Setting: The setting here also seems to suffer a bit from fanfiction-itis. I'm sure it's a very creepy and engaging setting, but I feel like the authors were at times working off of the assumption that the reader already knew the setting. Because of this, there wasn't a whole lot of description. I think it would really help bring readers into the story if they had a bit more background or description of the place they are in, especially for those who are just being introduced to it.

Characters: I think the characters here mainly suffer from the game being so short. Who exactly am I here? A boy - head of my household(?) because my father died, and presumably I draw for my family in the Lottery? It's a good perspective to start from, but the problem is I didn't know any of this as I was making decisions. This is all I know, and I was only able to piece it together by playing through all of the branches. You have the choice to go left - essentially abandoning your sister to die - long before you have any idea that you not being at the lottery would even matter, or that going to this other town means never going back. Because of the timing, I couldn't grow attached to or see things through the character's eyes as well because I have no clue what's going on with him. As for the other characters, nobody really gets more than a mention here. I can't really judge characters off of a passing mention, but I feel like if they got a bit more time dedicated to them the fact that their lives are in danger would be more impactful.

Branching: Short and sweet on this one - which isn't necessarily a bad thing. You have five distinct endings that tie into the original work. It did feel a bit rushed, but that could very well just be because the story itself is so short. One thing I really liked was that almost every choice you made actually meant something in the story. It didn't fall into the linear story trap, and for a first game, it was really impressive!

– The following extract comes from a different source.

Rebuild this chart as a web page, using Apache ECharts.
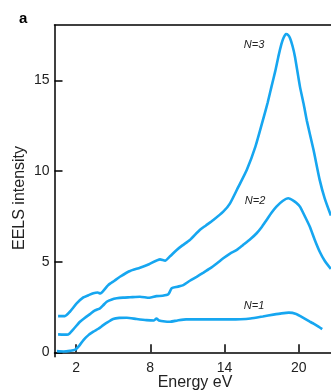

Conclusion: 4/8 - This was a fun little read! I think your teacher will be very proud of what you three came up with here. As a teacher myself, I would be happy to see something like this from my students. It's definitely simple and I would love to see it more fleshed out someday, but as a school assignment, I think it is quite well done. I hope you all continue to write in the future!
-- Rieka on 11/14/2020 9:58:19 PM with a score of 0
Not long enough to, maybe, garner a higher rating.
-- Quorrah on 12/27/2020 11:23:49 AM with a score of 0
If the original concept didn't exist, I'd probably give this a 6/8 for innovation, but that's not the case and it's hard to judge how much is original or not without having seen the first story, so I'm rating 4/8 though the story as it stands is interesting enough to be worth reading (also in part due to its brevity). When I was playing, I liked how everything led back to the ridiculous reality of being required to participate in a raffle to get stoned. The original concept and the drawing work out in this story. I also thought I'd like to try and escape, so I think expanding the story should work in that direction (providing character development on your friends and your favorite hang outs, letting the player decide who to trust to keep you hidden or where else you can hide and what happens next). My favorite fork for escape is currently the one where you get turned in by your own family member, so those kinds of interactions -- but with more depth -- are what I'd give a better rating for. Some true escapes and a developing plot as you escape (like being missing for multiple days, and how the town responds) could also be worked in.
-- AnthonyScoffler on 11/29/2020 7:26:03 AM with a score of 0
It's got the bones of The Lottery, but I was hoping for a bit more meat. If it's set in the place of The Lottery, it would be better to build more suspense by letting the pacing go farther apart. If this is your first storygame, fair enough, but it's something you'd like to return to again, I'd like to see what other quirks a society that involves human sacrifice would do.

Not a masterpiece, but at least the grammar's on point and the vocabulary is concise. That's pretty good for any beginning writer.
-- Swiftstryker on 11/29/2020 12:08:51 AM with a score of 0
I remember reading this story as a child for English class. It was a fun and dark little story that caught my attention and slightly an interest in literature that had dark undertones. I am glad to see it was adapted into a CYS game. The endings tie into the original which is a nice touch and the lack of length is perfectly justifiable because it is simply a short story. It is a good story overall but some of the writing felt a bit rushed(the turn left scene especially).5/8
-- Unlondon on 11/22/2020 4:08:20 AM with a score of 0
Solid little story.
-- tmanaking on 11/18/2020 2:41:20 PM with a score of 0
It's a pretty good read, it just a bit shorter that what I'd like
-- Vinson Martin Jr. on 11/16/2020 3:59:09 PM with a score of 0
The run off to another town option feels a little abrupt and underwritten compared to the rest, and raises a few questions: I don't see how it's remotely the protag's fault that his sister was murdered by other adults based on random luck of the draw, and if there's other towns that know of the Lottery but are against it it seems like something would be done.

For a school project this has surprisingly good writing though. It's very short so there isn't a while lot to say about it, but generally when we get these they lack the basic effort and grammatical understanding to remain published on the site.
-- mizal on 11/12/2020 4:56:27 AM with a score of 0
I've never read the Lottery but I know what it's about. For people who don't, you should explain more about what's going on. And it would be interesting to delve more into the psychology of the character and the towns people.

The writing was fine but some parts felt rushed. But I think you all deserve a good grade for this.
-- Starbourne on 11/11/2020 10:43:01 PM with a score of 0
“But a few days later, you discover that Mary, your little sister, was selected during the lottery. She is dead.

And it is your fault.”

Seriously? Just by choosing to go left?

Besides that, this was an okay story. Not good or bad, but just okay. I’ll save the detailed reviews for people who know how to write them.